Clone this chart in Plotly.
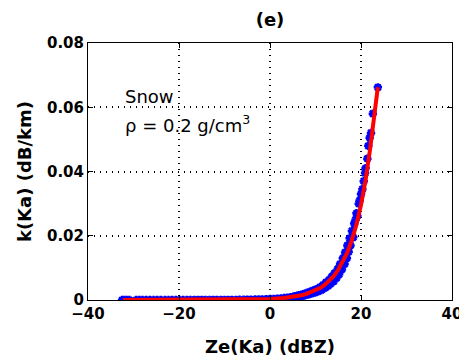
import plotly.graph_objects as go

# ---- data ----
ze_scatter = [-32.5, -32.0, -31.5, -30.9, -29.4, -28.7, -28.0, -27.2, -26.4, -25.6,
              -24.8, -24.0, -23.1, -22.3, -21.5, -20.7, -19.9, -19.1, -18.3, -17.5,
              -16.6, -15.8, -15.0, -14.2, -13.3, -12.5, -11.7, -10.8, -10.0, -9.2,
              -8.4, -7.5, -6.7, -5.8, -5.0, -4.2, -3.3, -2.5, -1.7, -0.8,
              0.0, 0.8, 1.6, 2.4, 3.1, 3.8, 4.5, 5.2,
              5.5, 6.0, 6.3, 6.8, 7.2, 7.6, 8.0, 8.4, 8.8, 9.1,
              9.5, 9.9, 10.2, 10.6, 11.0, 11.3, 11.7, 12.0, 12.3, 12.7,
              13.0, 13.3, 13.6, 14.0, 14.2, 14.6, 14.9, 15.2, 15.4, 15.8,
              16.0, 16.4, 16.5, 16.9, 17.0, 17.3, 17.5, 17.7, 18.0, 18.3,
              18.5, 18.8, 19.0, 19.2, 19.5, 19.7, 20.0, 20.3, 20.6, 20.9,
              21.0, 21.4, 21.6, 21.9, 22.2, 22.6, 23.7]
k_scatter = [0.00000, 0.00000, 0.00000, 0.00000, 0.00000, 0.00000, 0.00000, 0.00000, 0.00000, 0.00000,
             0.00000, 0.00000, 0.00000, 0.00000, 0.00000, 0.00000, 0.00000, 0.00000, 0.00000, 0.00001,
             0.00001, 0.00001, 0.00001, 0.00001, 0.00001, 0.00002, 0.00002, 0.00002, 0.00003, 0.00004,
             0.00004, 0.00005, 0.00006, 0.00008, 0.00009, 0.00011, 0.00014, 0.00017, 0.00020, 0.00025,
             0.00030, 0.00036, 0.00043, 0.00052, 0.00061, 0.00072, 0.00085, 0.00099,
             0.0012, 0.0009, 0.0015, 0.0011, 0.0018, 0.0014, 0.0022, 0.0017, 0.0026, 0.0020,
             0.0030, 0.0023, 0.0034, 0.0027, 0.0040, 0.0031, 0.0047, 0.0037, 0.0055, 0.0043,
             0.0063, 0.0050, 0.0073, 0.0058, 0.0084, 0.0068, 0.0097, 0.0080, 0.0112, 0.0095,
             0.0130, 0.0112, 0.0148, 0.0130, 0.0170, 0.0150, 0.0192, 0.0170, 0.0215, 0.0195,
             0.0238, 0.0250, 0.0270, 0.0262, 0.0300, 0.0310, 0.0330, 0.0345, 0.0370, 0.0395,
             0.0410, 0.0440, 0.0480, 0.0505, 0.0520, 0.0580, 0.0662]

ze_fit = [-32.3, -25.0, -20.0, -15.0, -10.0, -5.0, 0.0, 3.0, 5.0, 7.0, 8.0, 10.0, 11.0, 12.0, 13.0,
          14.0, 15.0, 16.0, 17.0, 18.0, 19.0, 20.0, 21.0, 22.0, 23.0, 23.7]
k_fit = [0.00000, 0.00001, 0.00001, 0.00001, 0.00003, 0.00009, 0.00030, 0.00060, 0.00095, 0.0015,
         0.0019, 0.0030, 0.0037, 0.0047, 0.0059, 0.0074, 0.0094, 0.0118, 0.0148, 0.0187,
         0.0235, 0.0296, 0.0373, 0.0470, 0.0590, 0.0662]

x_ticks = [-40, -20, 0, 20, 40]
y_ticks = [0, 0.02, 0.04, 0.06, 0.08]
y_tick_labels = ["0", "0.02", "0.04", "0.06", "0.08"]

FONT = "DejaVu Sans"

fig = go.Figure()
fig.add_trace(go.Scatter(
    x=ze_scatter, y=k_scatter, mode="markers",
    marker=dict(symbol="asterisk-open", size=7, color="#0000ff",
                line=dict(color="#0000ff", width=2.5)),
    showlegend=False))
fig.add_trace(go.Scatter(
    x=ze_fit, y=k_fit, mode="lines",
    line=dict(color="#ff0000", width=4), showlegend=False))

fig.add_annotation(x=-32.3, y=0.0632, xref="x", yref="y", text="Snow",
                   showarrow=False, xanchor="left", yanchor="middle",
                   font=dict(family=FONT, size=18, color="black"))
fig.add_annotation(x=-32.3, y=0.0548, xref="x", yref="y",
                   text="ρ = 0.2 g/cm<sup>3</sup>",
                   showarrow=False, xanchor="left", yanchor="middle",
                   font=dict(family=FONT, size=18, color="black"))

axis_common = dict(
    showline=True, linecolor="black", linewidth=1, mirror="ticks",
    ticks="inside", ticklen=5, tickcolor="black",
    showgrid=True, gridcolor="black", griddash="1px,5px", gridwidth=1.5,
    zeroline=False, ticklabeloverflow="allow", automargin=False,
    tickfont=dict(family=FONT, size=15, color="black", weight="bold"),
)

fig.update_xaxes(range=[-40, 40], tickvals=x_ticks,
                 title=dict(text="<b>Ze(Ka) (dBZ)</b>", standoff=18,
                            font=dict(family=FONT, size=18, color="black")),
                 **axis_common)
fig.update_yaxes(range=[0, 0.08], tickvals=y_ticks, ticktext=y_tick_labels,
                 title=dict(text="<b>k(Ka) (dB/km)</b>", standoff=10,
                            font=dict(family=FONT, size=18, color="black")),
                 **axis_common)

fig.update_layout(
    width=459, height=362,
    margin=dict(l=88, r=7, t=43, b=62),
    paper_bgcolor="white", plot_bgcolor="white",
    title=dict(text="<b>(e)</b>", x=270/459, xanchor="center", y=1-20/362, yanchor="middle",
               font=dict(family=FONT, size=18, color="black")),
)

fig.write_html("out.html")
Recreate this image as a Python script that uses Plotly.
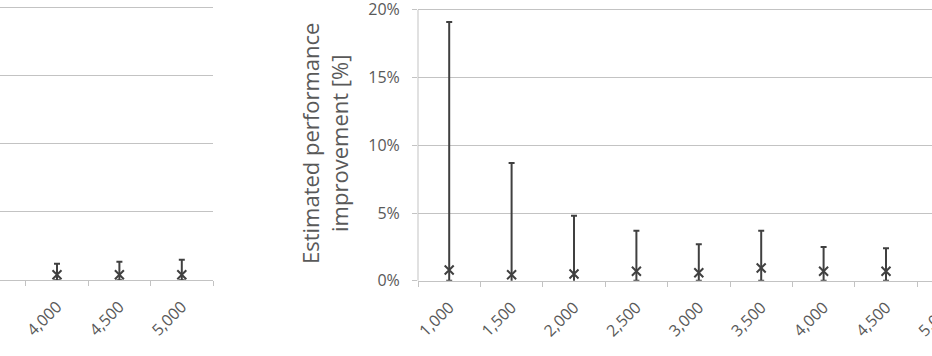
import plotly.graph_objects as go

categories = ["1,000", "1,500", "2,000", "2,500", "3,000", "3,500", "4,000", "4,500", "5,000"]

# Left panel (only the right-most part is visible)
left_x = ["4,000", "4,500", "5,000"]
left_val = [0.4, 0.4, 0.4]
left_upper = [1.2, 1.35, 1.5]
left_lower = [0.0, 0.0, 0.0]

# Right panel (5,000 lies beyond the visible edge)
right_x = ["1,000", "1,500", "2,000", "2,500", "3,000", "3,500", "4,000", "4,500"]
right_val = [0.8, 0.45, 0.5, 0.7, 0.6, 0.95, 0.7, 0.7]
right_upper = [19.1, 8.7, 4.8, 3.7, 2.7, 3.7, 2.5, 2.4]
right_lower = [0.0, -0.15, -0.15, 0.0, 0.0, 0.0, 0.0, 0.0]

y_ticks = [0, 5, 10, 15, 20]
y_labels = ["0%", "5%", "10%", "15%", "20%"]

W, H = 990, 356
CAT = 62.4
INK = "#404040"
TXT = "#595959"
GRID = "#c3c3c3"
FONT = "Open Sans"
YMAX = 20.3

def errs(v, up, lo):
    return ([u - a for u, a in zip(up, v)], [a - l for a, l in zip(v, lo)])

fig = go.Figure()

for xs, v, up, lo, xa, ya in [
    (left_x, left_val, left_upper, left_lower, "x", "y"),
    (right_x, right_val, right_upper, right_lower, "x2", "y2"),
]:
    e_up, e_lo = errs(v, up, lo)
    fig.add_trace(go.Scatter(
        x=xs, y=v, mode="markers", xaxis=xa, yaxis=ya,
        marker=dict(symbol="x-thin", size=9, color=INK, line=dict(width=2, color=INK)),
        error_y=dict(type="data", symmetric=False, array=e_up, arrayminus=e_lo,
                     color=INK, thickness=2, width=3),
        showlegend=False, cliponaxis=False,
    ))

left_right_px = 213
r_left_px, r_right_px = 418, 418 + 9 * CAT

xcommon = dict(type="category", categoryorder="array", categoryarray=categories,
               showgrid=False, showline=True, linecolor=GRID, linewidth=1,
               ticks="outside", ticklen=5, tickcolor=GRID, tickson="boundaries",
               tickangle=-45, ticklabelstandoff=10, automargin=False,
               tickfont=dict(family=FONT, size=16, color=TXT))

ycommon = dict(range=[0, YMAX], tickmode="array", tickvals=y_ticks, ticktext=y_labels,
               showgrid=True, gridcolor=GRID, gridwidth=1, zeroline=False,
               automargin=False, ticklabeloverflow="allow",
               tickfont=dict(family=FONT, size=16, color=TXT))

def dom(y0px, y20px):
    top_px = y0px - (y0px - y20px) * YMAX / 20
    return [(H - y0px) / H, (H - top_px) / H]

fig.update_layout(
    width=W, height=H,
    margin=dict(l=0, r=0, t=0, b=0, autoexpand=False),
    paper_bgcolor="white", plot_bgcolor="white",
    xaxis=dict(xcommon, domain=[0, left_right_px / W],
               range=[8.5 - left_right_px / CAT, 8.5], anchor="y"),
    yaxis=dict(ycommon, domain=dom(280.2, 7.2), anchor="x",
               showline=False, showticklabels=False, ticks=""),
    xaxis2=dict(xcommon, domain=[r_left_px / W, min(r_right_px / W, 1)],
                range=[-0.5, 8.5], anchor="y2"),
    yaxis2=dict(ycommon, domain=dom(280.8, 9.8), anchor="x2",
                showline=False, ticks="outside", ticklen=5,
                tickcolor=GRID, ticklabelstandoff=9,
                title=dict(text="Estimated performance<br>improvement [%]",
                           font=dict(family=FONT, size=22, color=TXT), standoff=13)),
    shapes=[dict(type="line", xref="x2 domain", yref="y2", x0=0, x1=0, y0=0, y1=20,
                 line=dict(color=GRID, width=1))],
    font=dict(family=FONT, color=TXT),
)

fig.write_html("out.html",
               post_script="document.documentElement.style.overflow='hidden';document.body.style.overflow='hidden';document.body.style.margin='0';")
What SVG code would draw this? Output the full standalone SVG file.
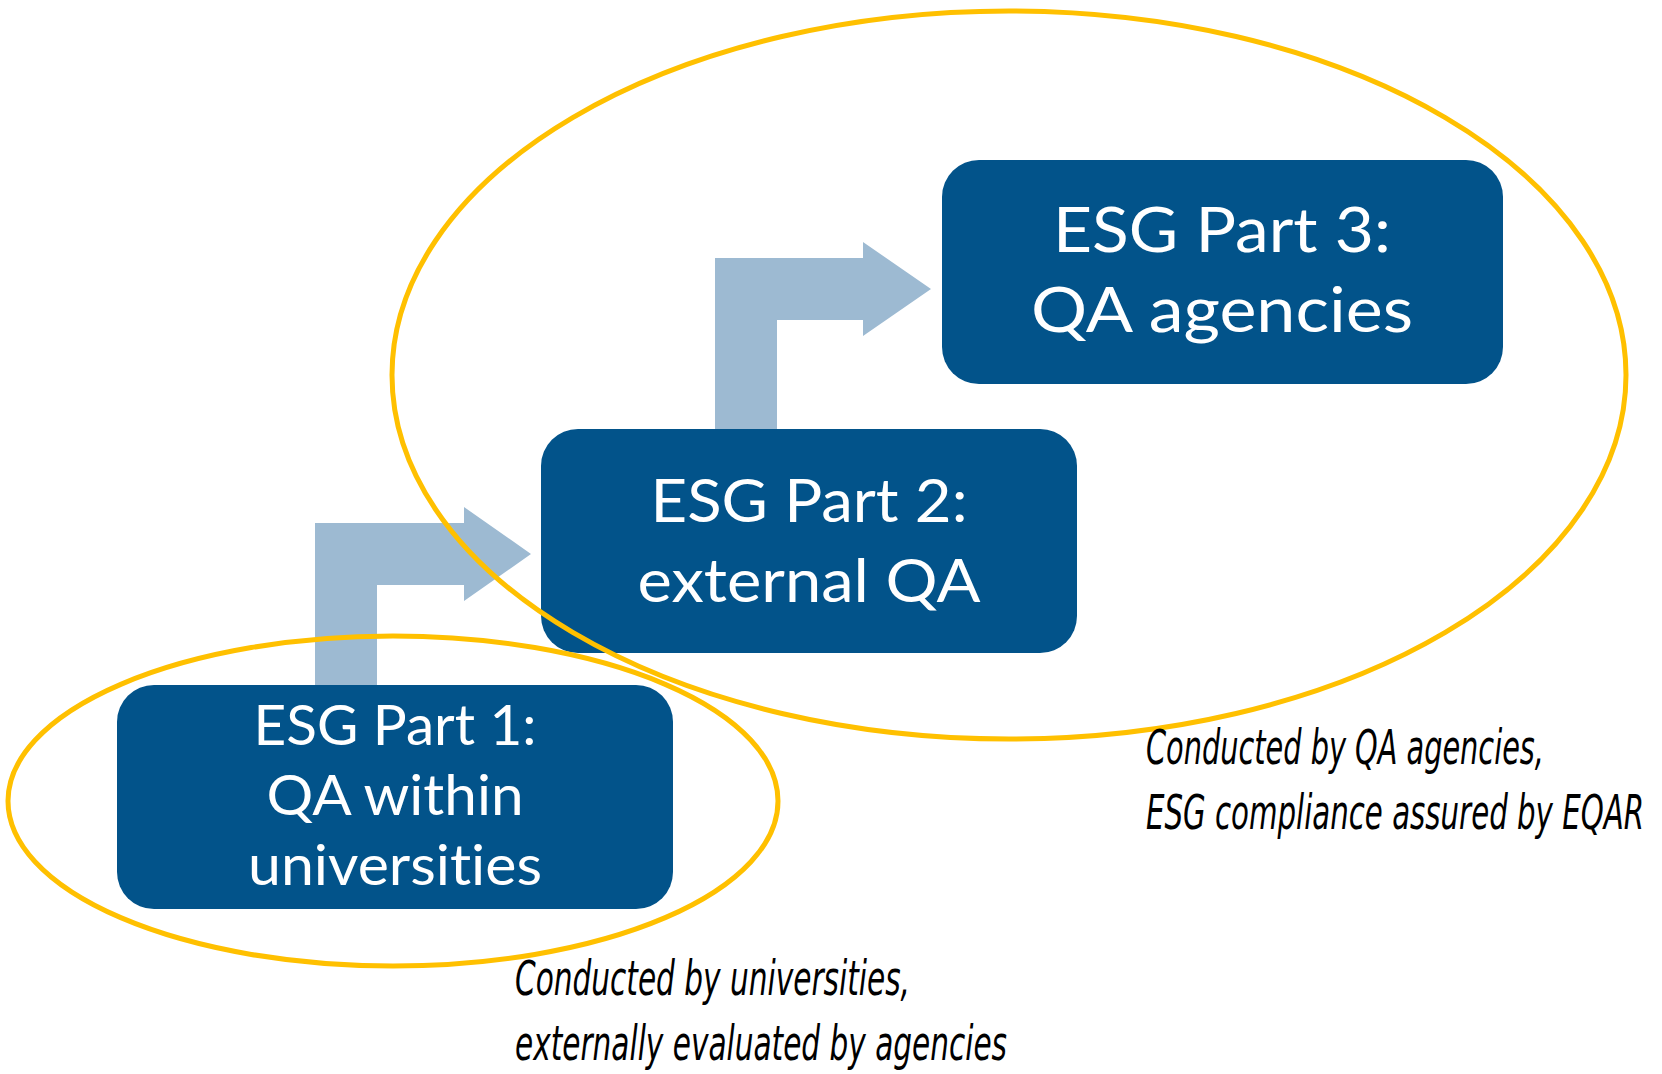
<svg xmlns="http://www.w3.org/2000/svg" width="1662" height="1074" viewBox="0 0 1662 1074">
  <style>
    .box { fill: #02538A; }
    .arrow { fill: #9DBAD2; }
    .ring { fill: none; stroke: #FFC000; stroke-width: 5; }
    .lbl { font-family: Lato, "Open Sans", "Liberation Sans", sans-serif; fill: #FFFFFF; text-anchor: middle; font-variant-ligatures: none; }
    .note { font-family: "DejaVu Sans Condensed", "Liberation Sans Narrow", "Liberation Sans", sans-serif; font-style: italic; fill: #000000; }
  </style>
  <rect width="1662" height="1074" fill="#FFFFFF"/>
  <g id="connectors">
    <polygon class="arrow" points="315,685 315,523 464,523 464,507 531,554 464,601 464,585 377,585 377,685"/>
    <polygon class="arrow" points="715,429 715,258 863,258 863,242 931,289 863,336 863,320 777,320 777,429"/>
  </g>
  <g id="part1">
    <rect class="box" x="117" y="685" width="556" height="224" rx="37"/>
    <text class="lbl" font-size="56" x="395" y="745" textLength="283" lengthAdjust="spacingAndGlyphs">ESG Part 1:</text>
    <text class="lbl" font-size="56" x="395" y="815" textLength="257" lengthAdjust="spacingAndGlyphs">QA within</text>
    <text class="lbl" font-size="56" x="395" y="885" textLength="294" lengthAdjust="spacingAndGlyphs">universities</text>
  </g>
  <g id="part2">
    <rect class="box" x="541" y="429" width="536" height="224" rx="37"/>
    <text class="lbl" font-size="60" x="809" y="522" textLength="317" lengthAdjust="spacingAndGlyphs">ESG Part 2:</text>
    <text class="lbl" font-size="60" x="809" y="602" textLength="343" lengthAdjust="spacingAndGlyphs">external QA</text>
  </g>
  <g id="part3">
    <rect class="box" x="942" y="160" width="561" height="224" rx="37"/>
    <text class="lbl" font-size="61" x="1222" y="252" textLength="338" lengthAdjust="spacingAndGlyphs">ESG Part 3:</text>
    <text class="lbl" font-size="61" x="1222" y="332" textLength="382" lengthAdjust="spacingAndGlyphs">QA agencies</text>
  </g>
  <g id="scope-agencies">
    <ellipse class="ring" cx="1009" cy="375" rx="617" ry="364"/>
    <text class="note" font-size="30" transform="translate(1146,764) scale(1,1.58)" x="0" y="0" textLength="398" lengthAdjust="spacingAndGlyphs">Conducted by QA agencies,</text>
    <text class="note" font-size="30" transform="translate(1146,829) scale(1,1.58)" x="0" y="0" textLength="498" lengthAdjust="spacingAndGlyphs">ESG compliance assured by EQAR</text>
  </g>
  <g id="scope-universities">
    <ellipse class="ring" cx="393" cy="801" rx="385" ry="165"/>
    <text class="note" font-size="32" transform="translate(515,995) scale(1,1.5)" x="0" y="0" textLength="395" lengthAdjust="spacingAndGlyphs">Conducted by universities,</text>
    <text class="note" font-size="32" transform="translate(515,1060) scale(1,1.5)" x="0" y="0" textLength="492" lengthAdjust="spacingAndGlyphs">externally evaluated by agencies</text>
  </g>
</svg>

== == ==

(Task statement):
Word for word, retype the lines in the entries above that run from the one with "Recreate this image" through the one with "left_lower = [0.0, 0.0, 0.0]". Both ends count; pictures do not.

(Worked solution):
Recreate this image as a Python script that uses Plotly.
import plotly.graph_objects as go

categories = ["1,000", "1,500", "2,000", "2,500", "3,000", "3,500", "4,000", "4,500", "5,000"]

# Left panel (only the right-most part is visible)
left_x = ["4,000", "4,500", "5,000"]
left_val = [0.4, 0.4, 0.4]
left_upper = [1.2, 1.35, 1.5]
left_lower = [0.0, 0.0, 0.0]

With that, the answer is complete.